Он снял кепку, вытер ею вспотевшее лицо и медленно пошёл с дебаркадера на берег. Но предчувствие, странное и страшноватое, тяжело сосало в груди. “Что-то будет… Что-то будет”, – шумело в ушах. И, вспоминая жуткий взгляд незнакомца, Антон вздёргивал плечами и озирался.

А пароход уже пропал из виду. Только облако бурого дыма за мостом медленно рассеивалось над волжской рябью.

“Дашка… Странная она, – уже спокойно думалось Антону. – Чудная. Загорелось уехать, видите ли. Нет, тут что-то не то. Бледная, нервная, дёрганая и осунулась как! Глаза одни… Случилось что-то. Факт, случилось. Только разве она скажет…”

С Дашей Ермиловой, девчонкой-ровесницей, Антон провёл всё детство. Их отцы, слесаря железнодорожных мастерских, очень дружили между собой. Сообща готовили детей к учёбе. Своей матери Антон не помнил: она рано умерла от скоротечной чахотки. И добрейшая тётя Нина, Дашина мама, билась с обоими малышами, обучая их грамоте и счёту. Дашка, сероглазая, курносая, в мелких веснушках, с коротенькой, как морковка, пшеничной косичкой, была очень мила и смешлива. Вот только болтала без умолку, как трещотка, и медлительный, немногословный Антон выносил её с трудом. Хотя и любил. Как сестру.

И вдруг детство кончилось. Внезапно и навсегда. Грянула война. Дашин отец, дядя Максим, ушёл на фронт добровольцем несмотря на железнодорожную бронь. Там он через год и погиб. Каморины в меру сил помогали вдове и сироте дочке. Но сил было немного. Наступили скверные времена, и самим надо было как-то выживать. Хорошо хоть, Даша училась теперь в гимназии бесплатно как дочь героя, погибшего за царя и Отечество. Она повзрослела, вытянулась, но стала мрачной и молчаливой. И тень – смутная и болезненная – легла на её бледное лицо. Это делало её ещё больше похожей на мать. Тётя Нина, невысокая, подвижная, набожная женщина тоже вся высохла, помертвела и не снимала траурного платка. Общаться с ними было непросто.

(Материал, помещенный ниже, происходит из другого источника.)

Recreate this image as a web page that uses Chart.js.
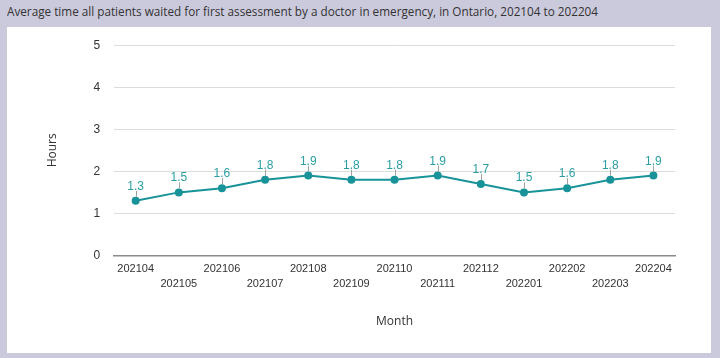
<!DOCTYPE html>
<html><head><meta charset="utf-8">
<script src="https://cdn.jsdelivr.net/npm/chart.js@4"></script>
<style>
html,body{margin:0;padding:0;}
body{width:720px;height:358px;background:#cbcadc;position:relative;overflow:hidden;font-family:"Open Sans",sans-serif;}
#title{position:absolute;left:7px;top:3px;font-size:12px;color:#333;white-space:nowrap;transform-origin:0 0;}
#panel{position:absolute;left:7px;top:27px;width:704px;height:326px;background:#fff;}
canvas{display:block;position:absolute;left:0;top:-3px;}
</style></head><body>
<div id="title">Average time all patients waited for first assessment by a doctor in emergency, in Ontario, 202104 to 202204</div>
<div id="panel"><canvas id="c" width="704" height="329"></canvas></div>
<script>
const months = ['202104','202105','202106','202107','202108','202109','202110','202111','202112','202201','202202','202203','202204'];
const hours = [1.3,1.5,1.6,1.8,1.9,1.8,1.8,1.9,1.7,1.5,1.6,1.8,1.9];
const yTicks = [0,1,2,3,4,5];

const t = document.getElementById('title');
const w = t.getBoundingClientRect().width;
t.style.transform = 'scaleX(' + (591 / w) + ')';

const labelPlugin = {
  id: 'valLabels',
  afterDatasetsDraw(chart) {
    const ctx = chart.ctx;
    const meta = chart.getDatasetMeta(0);
    ctx.save();
    meta.data.forEach((pt, i) => {
      ctx.strokeStyle = '#a0a0a0';
      ctx.lineWidth = 1;
      ctx.beginPath();
      ctx.moveTo(Math.round(pt.x) + 0.5, pt.y - 4);
      ctx.lineTo(Math.round(pt.x) + 0.5, pt.y - 10);
      ctx.stroke();
      ctx.fillStyle = '#2a9ea3';
      ctx.font = '12px "Liberation Sans", Arial, sans-serif';
      ctx.textAlign = 'center';
      ctx.textBaseline = 'alphabetic';
      ctx.fillText(hours[i].toFixed(1), pt.x, pt.y - 11);
    });
    ctx.restore();
  }
};

new Chart(document.getElementById('c'), {
  type: 'line',
  data: {
    labels: months.map((m, i) => i % 2 ? ['', m] : m),
    datasets: [{
      data: hours,
      borderColor: '#189399',
      backgroundColor: '#189399',
      borderWidth: 2,
      pointRadius: 3,
      pointHoverRadius: 3,
      tension: 0
    }]
  },
  options: {
    responsive: false,
    animation: false,
    layout: { padding: { left: 34, right: 36, top: 5, bottom: 0 } },
    plugins: { legend: { display: false }, tooltip: { enabled: false } },
    scales: {
      x: {
        offset: true,
        grid: { display: false, drawTicks: false },
        border: { display: true, color: '#8a8a8a', width: 1.5 },
        ticks: { autoSkip: false, maxRotation: 0, minRotation: 0, padding: 6, color: '#333',
                 font: { family: '"Liberation Sans", Arial, sans-serif', size: 11, lineHeight: 1.37 } },
        title: { display: true, text: 'Month', color: '#333', padding: { top: 17, bottom: 24 },
                 font: { family: '"Open Sans", sans-serif', size: 12 } }
      },
      y: {
        min: 0, max: 5,
        afterBuildTicks: (s) => { s.ticks = yTicks.map(v => ({ value: v })); },
        grid: { color: '#dcdcdc', drawTicks: false },
        border: { display: false },
        ticks: { padding: 14, color: '#333',
                 font: { family: '"Liberation Sans", Arial, sans-serif', size: 12 } },
        title: { display: true, text: 'Hours', color: '#333', padding: { bottom: 20 },
                 font: { family: '"Open Sans", sans-serif', size: 12 } },
      }
    }
  },
  plugins: [labelPlugin]
});
</script>
</body></html>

А потом разразилась революция, и события ринулись вскачь, одно другого страннее и непонятнее. Все – от мала до велика, от важного и осанистого городского головы до презренного золотаря заговорили вдруг о политике. Политика была везде. Она гремела на улицах, шелестела на разные лады по домам, и даже в кухонной кастрюльке под крышкой была политика. Потому что наступал голод.

Сюда, в древний тихий Ярославль, революционные веянья почти не долетали. Жизнь шла через пень-колоду, всё более скудея и ужимаясь. Слава Богу, совсем отменили плату за учёбу, иначе бы – прощай, училище. Разрываясь между учёбой и случайными заработками – совестно было сидеть на шее у отца – Антон несколько месяцев не видел Дашу. Не до встреч было. А потом революция заложила очередной вираж, и к власти пришли большевики. Отец теперь до ночи пропадал в своём депо по партийным делам. Антон только тогда и узнал от него, всегда сдержанного и молчаливого, что он уже больше года в большевистской партии. Но таких, как Василий Андреевич, в городе было немного. Ярославцы настороженно и неодобрительно присматривались, принюхивались к новым властям, не зная, чего от них ждать. Притихли, затаились, исчезли с глаз долой некогда знатные люди – купцы, заводчики, видные дворяне. Но это была недобрая, взрывоопасная тишь.